▶ **Aim**:
Only the lines from the top of the listing below to the line that has "tail_10_v = [-0.06, -0.09, -0.08, -0.075, -0.075]" should be echoed, with both ends kept and pictures left out.

▶ **Given material**:
--- begin ---
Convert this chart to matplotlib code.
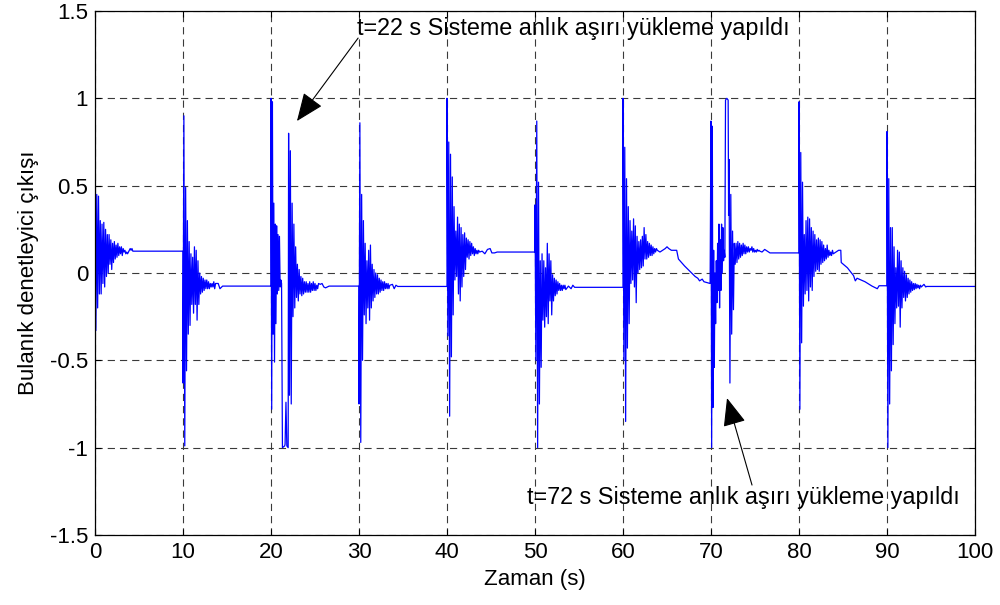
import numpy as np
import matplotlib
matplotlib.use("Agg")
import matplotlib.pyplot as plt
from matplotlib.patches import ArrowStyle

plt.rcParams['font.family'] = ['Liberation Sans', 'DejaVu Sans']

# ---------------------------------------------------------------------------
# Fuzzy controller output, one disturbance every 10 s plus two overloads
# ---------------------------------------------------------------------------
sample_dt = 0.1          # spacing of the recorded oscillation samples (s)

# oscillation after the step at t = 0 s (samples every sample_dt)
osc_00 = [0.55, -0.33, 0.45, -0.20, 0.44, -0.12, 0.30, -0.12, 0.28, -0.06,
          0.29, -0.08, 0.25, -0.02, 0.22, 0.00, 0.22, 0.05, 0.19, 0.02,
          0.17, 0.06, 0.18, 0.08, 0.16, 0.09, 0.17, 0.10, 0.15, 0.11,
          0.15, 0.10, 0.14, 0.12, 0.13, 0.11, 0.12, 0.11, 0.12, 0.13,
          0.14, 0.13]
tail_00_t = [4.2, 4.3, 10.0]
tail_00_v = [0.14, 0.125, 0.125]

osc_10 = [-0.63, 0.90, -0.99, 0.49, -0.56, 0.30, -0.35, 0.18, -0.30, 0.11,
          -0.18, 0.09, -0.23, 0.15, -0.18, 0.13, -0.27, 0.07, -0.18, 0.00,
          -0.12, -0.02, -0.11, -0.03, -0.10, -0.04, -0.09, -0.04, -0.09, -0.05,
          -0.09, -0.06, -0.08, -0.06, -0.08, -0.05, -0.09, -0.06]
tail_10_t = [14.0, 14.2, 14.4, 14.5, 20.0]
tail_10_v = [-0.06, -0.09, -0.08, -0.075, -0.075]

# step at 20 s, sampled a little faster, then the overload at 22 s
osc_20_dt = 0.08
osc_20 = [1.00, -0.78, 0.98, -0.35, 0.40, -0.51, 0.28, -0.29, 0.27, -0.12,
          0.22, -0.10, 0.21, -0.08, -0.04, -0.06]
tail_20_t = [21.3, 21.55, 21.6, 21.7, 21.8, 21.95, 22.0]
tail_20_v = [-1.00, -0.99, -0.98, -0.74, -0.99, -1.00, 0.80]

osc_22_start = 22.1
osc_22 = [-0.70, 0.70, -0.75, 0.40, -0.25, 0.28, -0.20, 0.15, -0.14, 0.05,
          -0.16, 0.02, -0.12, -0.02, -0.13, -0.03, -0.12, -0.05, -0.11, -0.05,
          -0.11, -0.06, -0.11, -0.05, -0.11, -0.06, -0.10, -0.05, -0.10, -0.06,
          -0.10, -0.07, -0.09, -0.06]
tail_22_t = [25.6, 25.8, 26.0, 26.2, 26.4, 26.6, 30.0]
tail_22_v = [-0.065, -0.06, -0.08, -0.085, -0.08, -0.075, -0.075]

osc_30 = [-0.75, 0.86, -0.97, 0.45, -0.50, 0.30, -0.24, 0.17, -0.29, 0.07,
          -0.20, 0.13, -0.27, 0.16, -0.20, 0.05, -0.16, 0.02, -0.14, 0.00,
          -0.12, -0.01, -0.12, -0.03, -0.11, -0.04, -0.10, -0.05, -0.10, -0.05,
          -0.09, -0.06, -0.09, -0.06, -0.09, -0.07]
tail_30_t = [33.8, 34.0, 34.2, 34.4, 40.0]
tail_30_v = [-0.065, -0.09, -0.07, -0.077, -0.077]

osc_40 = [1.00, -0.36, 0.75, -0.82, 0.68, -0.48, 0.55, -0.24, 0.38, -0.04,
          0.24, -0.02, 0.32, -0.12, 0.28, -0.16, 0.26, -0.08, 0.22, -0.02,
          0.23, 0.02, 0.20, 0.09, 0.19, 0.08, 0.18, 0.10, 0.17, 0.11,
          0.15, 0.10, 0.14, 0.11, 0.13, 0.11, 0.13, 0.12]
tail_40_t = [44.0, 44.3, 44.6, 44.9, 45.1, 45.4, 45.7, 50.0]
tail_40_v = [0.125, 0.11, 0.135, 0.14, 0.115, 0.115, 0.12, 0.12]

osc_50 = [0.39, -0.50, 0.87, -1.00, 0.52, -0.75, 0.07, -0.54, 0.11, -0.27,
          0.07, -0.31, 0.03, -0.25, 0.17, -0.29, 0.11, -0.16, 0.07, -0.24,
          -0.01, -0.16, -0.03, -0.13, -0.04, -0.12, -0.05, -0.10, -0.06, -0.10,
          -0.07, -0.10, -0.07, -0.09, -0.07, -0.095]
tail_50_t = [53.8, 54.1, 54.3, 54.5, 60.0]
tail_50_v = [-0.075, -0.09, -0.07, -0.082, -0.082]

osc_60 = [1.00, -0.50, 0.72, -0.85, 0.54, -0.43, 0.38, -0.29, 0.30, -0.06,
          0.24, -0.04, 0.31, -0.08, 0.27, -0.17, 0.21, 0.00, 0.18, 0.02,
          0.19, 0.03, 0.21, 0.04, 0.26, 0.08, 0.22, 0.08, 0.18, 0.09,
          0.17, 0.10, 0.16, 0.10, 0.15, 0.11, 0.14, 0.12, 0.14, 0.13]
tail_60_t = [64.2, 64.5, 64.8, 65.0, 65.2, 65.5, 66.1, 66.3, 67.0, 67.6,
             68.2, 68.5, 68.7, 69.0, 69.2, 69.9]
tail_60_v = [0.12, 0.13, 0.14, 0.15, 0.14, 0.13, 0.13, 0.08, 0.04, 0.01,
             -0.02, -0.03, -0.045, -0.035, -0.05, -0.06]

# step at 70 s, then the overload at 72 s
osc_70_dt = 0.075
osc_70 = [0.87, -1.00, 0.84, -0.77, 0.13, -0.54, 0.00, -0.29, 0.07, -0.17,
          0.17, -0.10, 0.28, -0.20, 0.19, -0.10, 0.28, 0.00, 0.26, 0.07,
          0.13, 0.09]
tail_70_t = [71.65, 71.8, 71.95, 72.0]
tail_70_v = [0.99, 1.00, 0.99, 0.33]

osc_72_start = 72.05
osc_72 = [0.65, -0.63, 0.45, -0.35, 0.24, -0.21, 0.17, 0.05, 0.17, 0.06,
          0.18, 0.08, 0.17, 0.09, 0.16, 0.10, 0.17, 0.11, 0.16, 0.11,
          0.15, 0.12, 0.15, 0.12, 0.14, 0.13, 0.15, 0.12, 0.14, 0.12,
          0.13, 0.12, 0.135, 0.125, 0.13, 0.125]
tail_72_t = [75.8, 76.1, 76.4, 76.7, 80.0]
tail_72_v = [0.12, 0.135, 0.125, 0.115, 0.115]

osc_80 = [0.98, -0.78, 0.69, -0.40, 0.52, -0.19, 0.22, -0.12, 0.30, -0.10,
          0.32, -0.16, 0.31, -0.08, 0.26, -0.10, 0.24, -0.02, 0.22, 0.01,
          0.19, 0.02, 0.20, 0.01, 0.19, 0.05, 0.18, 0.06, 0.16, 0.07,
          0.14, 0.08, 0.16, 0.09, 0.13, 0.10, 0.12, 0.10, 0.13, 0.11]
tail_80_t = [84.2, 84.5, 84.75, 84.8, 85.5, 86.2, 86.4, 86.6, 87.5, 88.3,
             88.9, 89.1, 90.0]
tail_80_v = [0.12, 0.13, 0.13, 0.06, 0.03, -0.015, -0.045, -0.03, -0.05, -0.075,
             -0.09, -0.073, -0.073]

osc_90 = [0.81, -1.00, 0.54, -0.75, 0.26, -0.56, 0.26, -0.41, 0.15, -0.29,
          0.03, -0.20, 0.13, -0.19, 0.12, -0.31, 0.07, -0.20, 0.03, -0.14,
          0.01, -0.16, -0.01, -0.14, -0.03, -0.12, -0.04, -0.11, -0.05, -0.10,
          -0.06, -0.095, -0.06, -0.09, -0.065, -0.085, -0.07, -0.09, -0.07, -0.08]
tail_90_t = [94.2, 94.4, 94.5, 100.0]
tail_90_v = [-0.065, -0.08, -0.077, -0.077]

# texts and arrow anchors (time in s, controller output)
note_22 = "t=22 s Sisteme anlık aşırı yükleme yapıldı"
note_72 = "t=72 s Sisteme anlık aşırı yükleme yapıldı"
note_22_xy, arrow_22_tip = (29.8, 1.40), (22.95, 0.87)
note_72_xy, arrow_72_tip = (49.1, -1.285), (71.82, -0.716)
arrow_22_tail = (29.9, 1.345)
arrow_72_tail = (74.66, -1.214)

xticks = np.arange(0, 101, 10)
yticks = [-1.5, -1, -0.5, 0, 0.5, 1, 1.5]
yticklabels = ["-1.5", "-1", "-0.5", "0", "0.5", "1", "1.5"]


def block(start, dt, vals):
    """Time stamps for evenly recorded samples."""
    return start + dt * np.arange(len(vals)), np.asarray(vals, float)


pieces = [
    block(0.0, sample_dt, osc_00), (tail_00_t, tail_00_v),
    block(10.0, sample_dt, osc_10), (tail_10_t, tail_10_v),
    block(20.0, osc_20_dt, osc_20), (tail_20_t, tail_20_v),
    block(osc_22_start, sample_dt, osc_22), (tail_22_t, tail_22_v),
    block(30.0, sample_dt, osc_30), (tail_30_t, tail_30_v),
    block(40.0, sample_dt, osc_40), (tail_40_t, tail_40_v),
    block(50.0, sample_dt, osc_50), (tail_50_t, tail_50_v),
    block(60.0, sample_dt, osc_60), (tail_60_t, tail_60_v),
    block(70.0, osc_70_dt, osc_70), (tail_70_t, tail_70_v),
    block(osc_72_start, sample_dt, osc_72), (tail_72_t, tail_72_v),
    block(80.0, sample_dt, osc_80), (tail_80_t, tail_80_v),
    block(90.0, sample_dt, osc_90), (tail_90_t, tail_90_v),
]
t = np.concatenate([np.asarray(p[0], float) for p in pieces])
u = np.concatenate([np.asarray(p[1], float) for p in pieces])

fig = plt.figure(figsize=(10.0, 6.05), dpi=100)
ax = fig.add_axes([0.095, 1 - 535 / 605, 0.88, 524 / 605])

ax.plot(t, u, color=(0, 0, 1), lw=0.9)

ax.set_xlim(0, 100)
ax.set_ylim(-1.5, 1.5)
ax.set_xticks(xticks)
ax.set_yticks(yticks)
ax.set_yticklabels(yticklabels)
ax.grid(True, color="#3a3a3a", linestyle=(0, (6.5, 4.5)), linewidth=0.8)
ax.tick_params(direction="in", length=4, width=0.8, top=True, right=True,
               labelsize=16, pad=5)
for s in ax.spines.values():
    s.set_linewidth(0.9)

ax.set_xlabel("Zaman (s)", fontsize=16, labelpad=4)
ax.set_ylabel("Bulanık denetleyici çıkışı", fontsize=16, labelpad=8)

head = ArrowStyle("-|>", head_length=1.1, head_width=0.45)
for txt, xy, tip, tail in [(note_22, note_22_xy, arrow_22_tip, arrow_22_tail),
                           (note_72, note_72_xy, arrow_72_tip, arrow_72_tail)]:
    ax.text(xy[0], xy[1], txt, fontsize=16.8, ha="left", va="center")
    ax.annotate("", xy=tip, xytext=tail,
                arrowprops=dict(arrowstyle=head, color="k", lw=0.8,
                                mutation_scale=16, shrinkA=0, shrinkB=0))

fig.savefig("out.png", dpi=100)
--- end ---
▶ **Answer to this problem**:
Convert this chart to matplotlib code.
import numpy as np
import matplotlib
matplotlib.use("Agg")
import matplotlib.pyplot as plt
from matplotlib.patches import ArrowStyle

plt.rcParams['font.family'] = ['Liberation Sans', 'DejaVu Sans']

# ---------------------------------------------------------------------------
# Fuzzy controller output, one disturbance every 10 s plus two overloads
# ---------------------------------------------------------------------------
sample_dt = 0.1          # spacing of the recorded oscillation samples (s)

# oscillation after the step at t = 0 s (samples every sample_dt)
osc_00 = [0.55, -0.33, 0.45, -0.20, 0.44, -0.12, 0.30, -0.12, 0.28, -0.06,
          0.29, -0.08, 0.25, -0.02, 0.22, 0.00, 0.22, 0.05, 0.19, 0.02,
          0.17, 0.06, 0.18, 0.08, 0.16, 0.09, 0.17, 0.10, 0.15, 0.11,
          0.15, 0.10, 0.14, 0.12, 0.13, 0.11, 0.12, 0.11, 0.12, 0.13,
          0.14, 0.13]
tail_00_t = [4.2, 4.3, 10.0]
tail_00_v = [0.14, 0.125, 0.125]

osc_10 = [-0.63, 0.90, -0.99, 0.49, -0.56, 0.30, -0.35, 0.18, -0.30, 0.11,
          -0.18, 0.09, -0.23, 0.15, -0.18, 0.13, -0.27, 0.07, -0.18, 0.00,
          -0.12, -0.02, -0.11, -0.03, -0.10, -0.04, -0.09, -0.04, -0.09, -0.05,
          -0.09, -0.06, -0.08, -0.06, -0.08, -0.05, -0.09, -0.06]
tail_10_t = [14.0, 14.2, 14.4, 14.5, 20.0]
tail_10_v = [-0.06, -0.09, -0.08, -0.075, -0.075]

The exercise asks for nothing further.